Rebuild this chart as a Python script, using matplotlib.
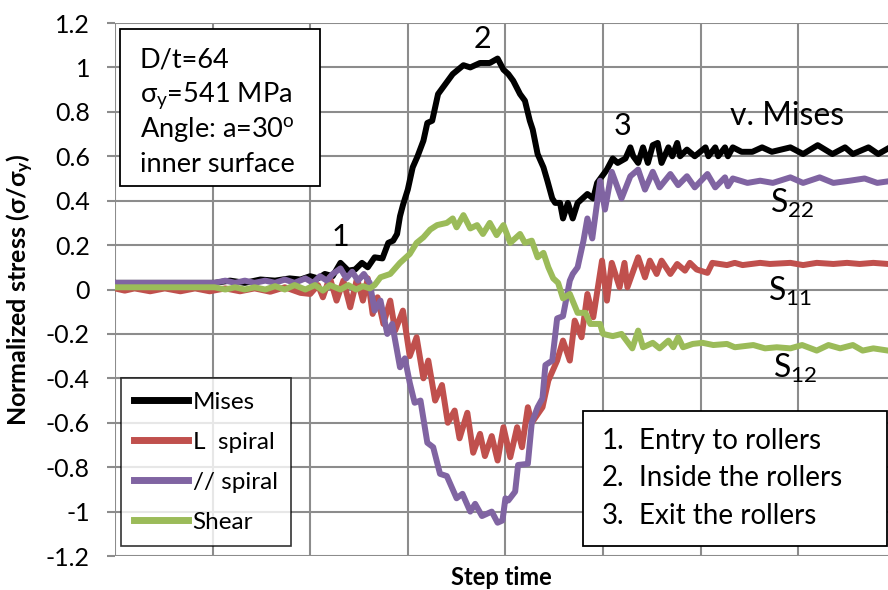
import matplotlib
matplotlib.use("Agg")
import matplotlib.pyplot as plt
from matplotlib.patches import Rectangle

plt.rcParams["font.family"] = ["Lato", "DejaVu Sans"]
plt.rcParams["mathtext.fontset"] = "custom"
plt.rcParams["mathtext.rm"] = "Lato"
plt.rcParams["mathtext.it"] = "Lato:italic"
plt.rcParams["mathtext.bf"] = "Lato:bold"

# step time in grid units (8 gridlines across), normalized stress sigma/sigma_y
mises_x = [0.00, 1.02, 1.18, 1.33, 1.49, 1.64, 1.79, 1.90, 2.00, 2.08, 2.15, 2.23, 2.31, 2.39,
           2.46, 2.53, 2.59, 2.66, 2.74, 2.80, 2.85, 2.89, 2.92, 2.95, 3.00, 3.05, 3.10, 3.16,
           3.20, 3.25, 3.31, 3.36, 3.46, 3.57, 3.64, 3.74, 3.84, 3.92, 3.98, 4.03, 4.08, 4.15,
           4.20, 4.25, 4.28, 4.33, 4.39, 4.43, 4.48, 4.51, 4.56, 4.59, 4.64, 4.69, 4.74, 4.84,
           4.90, 4.94, 5.04, 5.10, 5.15, 5.23, 5.28, 5.31, 5.36, 5.41, 5.46, 5.51, 5.56, 5.60,
           5.67, 5.71, 5.76, 5.79, 5.86, 5.94, 6.05, 6.08, 6.15, 6.18, 6.25, 6.28, 6.33, 6.42,
           6.53, 6.63, 6.73, 6.92, 7.05, 7.20, 7.35, 7.48, 7.56, 7.72, 7.82, 7.92]
mises_y = [0.03, 0.03, 0.04, 0.03, 0.045, 0.04, 0.05, 0.045, 0.06, 0.05, 0.07, 0.06, 0.12, 0.085,
           0.09, 0.12, 0.10, 0.145, 0.14, 0.21, 0.22, 0.25, 0.33, 0.38, 0.45, 0.55, 0.60, 0.67,
           0.75, 0.76, 0.88, 0.91, 0.97, 1.01, 1.00, 1.02, 1.02, 1.04, 0.99, 0.97, 0.94, 0.88,
           0.85, 0.76, 0.72, 0.61, 0.55, 0.49, 0.41, 0.39, 0.39, 0.32, 0.39, 0.32, 0.39, 0.43,
           0.41, 0.48, 0.54, 0.59, 0.57, 0.59, 0.64, 0.60, 0.57, 0.64, 0.57, 0.65, 0.66, 0.57,
           0.64, 0.60, 0.66, 0.60, 0.63, 0.60, 0.64, 0.60, 0.64, 0.60, 0.64, 0.60, 0.64, 0.62,
           0.62, 0.64, 0.62, 0.64, 0.61, 0.65, 0.61, 0.64, 0.61, 0.64, 0.61, 0.635]

lspiral_x = [0.00, 0.10, 0.20, 0.36, 0.51, 0.67, 0.82, 0.97, 1.13, 1.28, 1.43, 1.59, 1.74, 1.90,
             2.00, 2.08, 2.13, 2.20, 2.27, 2.34, 2.41, 2.48, 2.54, 2.59, 2.64, 2.69, 2.75, 2.82,
             2.87, 2.95, 3.02, 3.09, 3.16, 3.21, 3.28, 3.35, 3.41, 3.48, 3.53, 3.61, 3.67, 3.74,
             3.79, 3.86, 3.92, 3.98, 4.05, 4.12, 4.17, 4.23, 4.27, 4.38, 4.44, 4.53, 4.59, 4.66,
             4.71, 4.78, 4.84, 4.90, 4.99, 5.04, 5.09, 5.17, 5.22, 5.25, 5.36, 5.43, 5.48, 5.55,
             5.60, 5.69, 5.76, 5.84, 5.89, 5.96, 6.07, 6.12, 6.27, 6.35, 6.43, 6.61, 6.71, 6.92,
             7.05, 7.19, 7.36, 7.50, 7.63, 7.77, 7.92]
lspiral_y = [0.005, -0.005, 0.005, -0.008, 0.005, -0.008, 0.005, -0.008, 0.005, -0.008, 0.005,
             -0.01, 0.01, -0.015, -0.02, 0.02, -0.035, 0.055, -0.05, 0.04, -0.08, 0.05, -0.05,
             0.05, -0.11, -0.035, -0.155, -0.05, -0.185, -0.095, -0.30, -0.215, -0.40, -0.32,
             -0.50, -0.43, -0.60, -0.545, -0.67, -0.555, -0.735, -0.65, -0.75, -0.66, -0.77,
             -0.62, -0.755, -0.62, -0.71, -0.53, -0.60, -0.53, -0.41, -0.32, -0.23, -0.32, -0.14,
             -0.215, -0.02, -0.125, 0.13, -0.05, 0.12, 0.01, 0.12, 0.01, 0.145, 0.055, 0.13, 0.07,
             0.13, 0.07, 0.115, 0.085, 0.12, 0.09, 0.075, 0.12, 0.11, 0.12, 0.11, 0.12, 0.115,
             0.12, 0.11, 0.12, 0.115, 0.12, 0.115, 0.12, 0.115]

pspiral_x = [0.00, 1.02, 1.13, 1.23, 1.33, 1.43, 1.54, 1.64, 1.74, 1.84, 1.95, 2.03, 2.10, 2.17,
             2.23, 2.31, 2.37, 2.43, 2.49, 2.55, 2.61, 2.66, 2.72, 2.79, 2.84, 2.92, 2.97, 3.02,
             3.07, 3.13, 3.20, 3.26, 3.33, 3.40, 3.50, 3.56, 3.64, 3.69, 3.76, 3.86, 3.92, 3.97,
             4.00, 4.03, 4.10, 4.13, 4.23, 4.27, 4.33, 4.38, 4.41, 4.48, 4.53, 4.59, 4.66, 4.69,
             4.74, 4.80, 4.84, 4.89, 4.93, 4.97, 5.02, 5.09, 5.19, 5.28, 5.36, 5.43, 5.51, 5.58,
             5.69, 5.77, 5.86, 5.94, 6.07, 6.15, 6.25, 6.28, 6.33, 6.48, 6.61, 6.74, 6.92, 7.05,
             7.22, 7.36, 7.53, 7.68, 7.81, 7.92]
pspiral_y = [0.03, 0.03, 0.04, 0.03, 0.04, 0.03, 0.04, 0.03, 0.045, 0.03, 0.05, 0.03, 0.06, 0.04,
             0.07, 0.095, 0.05, 0.08, 0.04, 0.07, 0.03, -0.095, -0.05, -0.20, -0.155, -0.35, -0.31,
             -0.42, -0.51, -0.50, -0.69, -0.71, -0.83, -0.84, -0.94, -0.92, -1.00, -0.965, -1.02,
             -1.00, -1.05, -1.04, -0.94, -0.95, -0.91, -0.79, -0.785, -0.60, -0.53, -0.49, -0.34,
             -0.32, -0.13, -0.12, 0.04, 0.07, 0.10, 0.22, 0.32, 0.23, 0.36, 0.49, 0.36, 0.53, 0.41,
             0.51, 0.54, 0.45, 0.53, 0.46, 0.52, 0.47, 0.51, 0.46, 0.52, 0.46, 0.505, 0.465, 0.50,
             0.48, 0.49, 0.48, 0.505, 0.48, 0.505, 0.48, 0.49, 0.50, 0.48, 0.487]

shear_x = [0.00, 1.02, 1.13, 1.23, 1.33, 1.43, 1.54, 1.64, 1.74, 1.84, 1.95, 2.05, 2.13, 2.20,
           2.31, 2.39, 2.47, 2.54, 2.61, 2.66, 2.72, 2.82, 2.92, 3.02, 3.09, 3.16, 3.23, 3.30,
           3.40, 3.46, 3.50, 3.57, 3.64, 3.71, 3.77, 3.84, 3.91, 3.98, 4.05, 4.15, 4.20, 4.27,
           4.33, 4.39, 4.44, 4.49, 4.54, 4.59, 4.66, 4.74, 4.82, 4.87, 4.97, 5.00, 5.10, 5.19,
           5.30, 5.36, 5.41, 5.51, 5.58, 5.67, 5.72, 5.77, 5.82, 5.92, 6.02, 6.13, 6.27, 6.35,
           6.54, 6.66, 6.78, 6.92, 7.04, 7.19, 7.31, 7.43, 7.56, 7.66, 7.77, 7.92]
shear_y = [0.01, 0.01, 0.0, 0.01, 0.0, 0.01, 0.0, 0.015, 0.0, 0.02, 0.0, 0.02, -0.005, 0.02,
           0.0, 0.02, 0.0, 0.015, 0.005, 0.02, 0.055, 0.07, 0.12, 0.16, 0.21, 0.235, 0.27, 0.29,
           0.30, 0.32, 0.28, 0.335, 0.275, 0.29, 0.25, 0.30, 0.245, 0.29, 0.21, 0.25, 0.21, 0.22,
           0.145, 0.165, 0.10, 0.05, 0.03, -0.04, -0.02, -0.105, -0.105, -0.155, -0.155, -0.20,
           -0.21, -0.20, -0.265, -0.185, -0.26, -0.24, -0.265, -0.23, -0.26, -0.215, -0.26,
           -0.245, -0.24, -0.25, -0.245, -0.26, -0.25, -0.265, -0.26, -0.265, -0.25, -0.275,
           -0.25, -0.265, -0.25, -0.275, -0.265, -0.275]

y_ticks = [-1.2, -1.0, -0.8, -0.6, -0.4, -0.2, 0.0, 0.2, 0.4, 0.6, 0.8, 1.0, 1.2]
y_tick_labels = ["-1.2", "-1", "-0.8", "-0.6", "-0.4", "-0.2", "0", "0.2", "0.4", "0.6", "0.8", "1", "1.2"]

info_lines = ["D/t=64", r"σ$_\mathrm{y}$=541 MPa", r"Angle: a=30$^\mathrm{o}$", "inner surface"]
note_nums = ["1.", "2.", "3."]
note_texts = ["Entry to rollers", "Inside the rollers", "Exit the rollers"]

fig = plt.figure(figsize=(8.88, 5.90), dpi=100)
ax = fig.add_axes([0.1295, 0.0576, 0.8705, 0.9034])

grid_color = "#8c8c8c"
lw = 4.3
ax.plot(mises_x, mises_y, color="black", lw=lw, label="Mises", zorder=3)
ax.plot(lspiral_x, lspiral_y, color="#C0504D", lw=lw, label="L  spiral", zorder=3)
ax.plot(pspiral_x, pspiral_y, color="#8064A2", lw=lw, label="// spiral", zorder=3)
ax.plot(shear_x, shear_y, color="#9BBB59", lw=lw, label="Shear", zorder=3)

ax.set_xlim(0, 7.92)
ax.set_ylim(-1.2, 1.2)
ax.set_xticks(range(0, 8))
ax.set_xticklabels([])
ax.set_yticks(y_ticks)
ax.set_yticklabels(y_tick_labels, fontsize=18)
ax.tick_params(axis="x", length=0)
ax.tick_params(axis="y", length=6, width=1.5, color=grid_color, pad=12)
ax.grid(True, color=grid_color, lw=1.5)
ax.set_axisbelow(True)
for s in ax.spines.values():
    s.set_visible(False)

ax.set_xlabel("Step time", fontsize=17, fontweight="bold", labelpad=4)
ax.set_ylabel(r"Normalized stress (σ/σ$_\mathbf{y}$)", fontsize=18, fontweight="bold", labelpad=7)

leg = ax.legend(loc="lower left", bbox_to_anchor=(0.0078, 0.019), fontsize=17.5, frameon=True,
                fancybox=False, edgecolor="black", handlelength=2.2, handletextpad=0.2,
                labelspacing=0.78, borderpad=0.55, borderaxespad=0)
leg.get_frame().set_linewidth(1.2)
for h in leg.legend_handles:
    h.set_linewidth(5)

# boxes
ax.add_patch(Rectangle((0.0065, 0.694), 0.2585, 0.295, transform=ax.transAxes,
                       fc="white", ec="black", lw=1.3, zorder=5))
ax.add_patch(Rectangle((0.605, 0.019), 0.3937, 0.253, transform=ax.transAxes,
                       fc="white", ec="black", lw=1.3, zorder=5))

info_y = [1.0, 0.847, 0.685, 0.527]
for txt, yy in zip(info_lines, info_y):
    ax.text(0.256, yy, txt, fontsize=19.5, ha="left", va="baseline", zorder=6)

note_y = [-0.717, -0.883, -1.055]
for num, txt, yy in zip(note_nums, note_texts, note_y):
    ax.text(4.99, yy, num, fontsize=20, ha="left", va="baseline", zorder=6)
    ax.text(5.37, yy, txt, fontsize=20, ha="left", va="baseline", zorder=6)

ax.text(2.31, 0.198, "1", fontsize=22, ha="center", va="baseline")
ax.text(3.76, 1.086, "2", fontsize=22, ha="center", va="baseline")
ax.text(5.20, 0.694, "3", fontsize=22, ha="center", va="baseline")
ax.text(6.30, 0.74, "v. Mises", fontsize=23, ha="left", va="baseline")
ax.text(6.71, 0.343, "S$_{22}$", fontsize=23, ha="left", va="baseline")
ax.text(6.69, -0.05, "S$_{11}$", fontsize=23, ha="left", va="baseline")
ax.text(6.74, -0.397, "S$_{12}$", fontsize=23, ha="left", va="baseline")

fig.savefig("out.png", dpi=100)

## Goal
Could the lines from the top of the material through the line with "0.64, 0.61, 0.635]" be repeated exactly, pictures left out?

## Complete response
Rebuild this chart as a Python script, using matplotlib.
import matplotlib
matplotlib.use("Agg")
import matplotlib.pyplot as plt
from matplotlib.patches import Rectangle

plt.rcParams["font.family"] = ["Lato", "DejaVu Sans"]
plt.rcParams["mathtext.fontset"] = "custom"
plt.rcParams["mathtext.rm"] = "Lato"
plt.rcParams["mathtext.it"] = "Lato:italic"
plt.rcParams["mathtext.bf"] = "Lato:bold"

# step time in grid units (8 gridlines across), normalized stress sigma/sigma_y
mises_x = [0.00, 1.02, 1.18, 1.33, 1.49, 1.64, 1.79, 1.90, 2.00, 2.08, 2.15, 2.23, 2.31, 2.39,
           2.46, 2.53, 2.59, 2.66, 2.74, 2.80, 2.85, 2.89, 2.92, 2.95, 3.00, 3.05, 3.10, 3.16,
           3.20, 3.25, 3.31, 3.36, 3.46, 3.57, 3.64, 3.74, 3.84, 3.92, 3.98, 4.03, 4.08, 4.15,
           4.20, 4.25, 4.28, 4.33, 4.39, 4.43, 4.48, 4.51, 4.56, 4.59, 4.64, 4.69, 4.74, 4.84,
           4.90, 4.94, 5.04, 5.10, 5.15, 5.23, 5.28, 5.31, 5.36, 5.41, 5.46, 5.51, 5.56, 5.60,
           5.67, 5.71, 5.76, 5.79, 5.86, 5.94, 6.05, 6.08, 6.15, 6.18, 6.25, 6.28, 6.33, 6.42,
           6.53, 6.63, 6.73, 6.92, 7.05, 7.20, 7.35, 7.48, 7.56, 7.72, 7.82, 7.92]
mises_y = [0.03, 0.03, 0.04, 0.03, 0.045, 0.04, 0.05, 0.045, 0.06, 0.05, 0.07, 0.06, 0.12, 0.085,
           0.09, 0.12, 0.10, 0.145, 0.14, 0.21, 0.22, 0.25, 0.33, 0.38, 0.45, 0.55, 0.60, 0.67,
           0.75, 0.76, 0.88, 0.91, 0.97, 1.01, 1.00, 1.02, 1.02, 1.04, 0.99, 0.97, 0.94, 0.88,
           0.85, 0.76, 0.72, 0.61, 0.55, 0.49, 0.41, 0.39, 0.39, 0.32, 0.39, 0.32, 0.39, 0.43,
           0.41, 0.48, 0.54, 0.59, 0.57, 0.59, 0.64, 0.60, 0.57, 0.64, 0.57, 0.65, 0.66, 0.57,
           0.64, 0.60, 0.66, 0.60, 0.63, 0.60, 0.64, 0.60, 0.64, 0.60, 0.64, 0.60, 0.64, 0.62,
           0.62, 0.64, 0.62, 0.64, 0.61, 0.65, 0.61, 0.64, 0.61, 0.64, 0.61, 0.635]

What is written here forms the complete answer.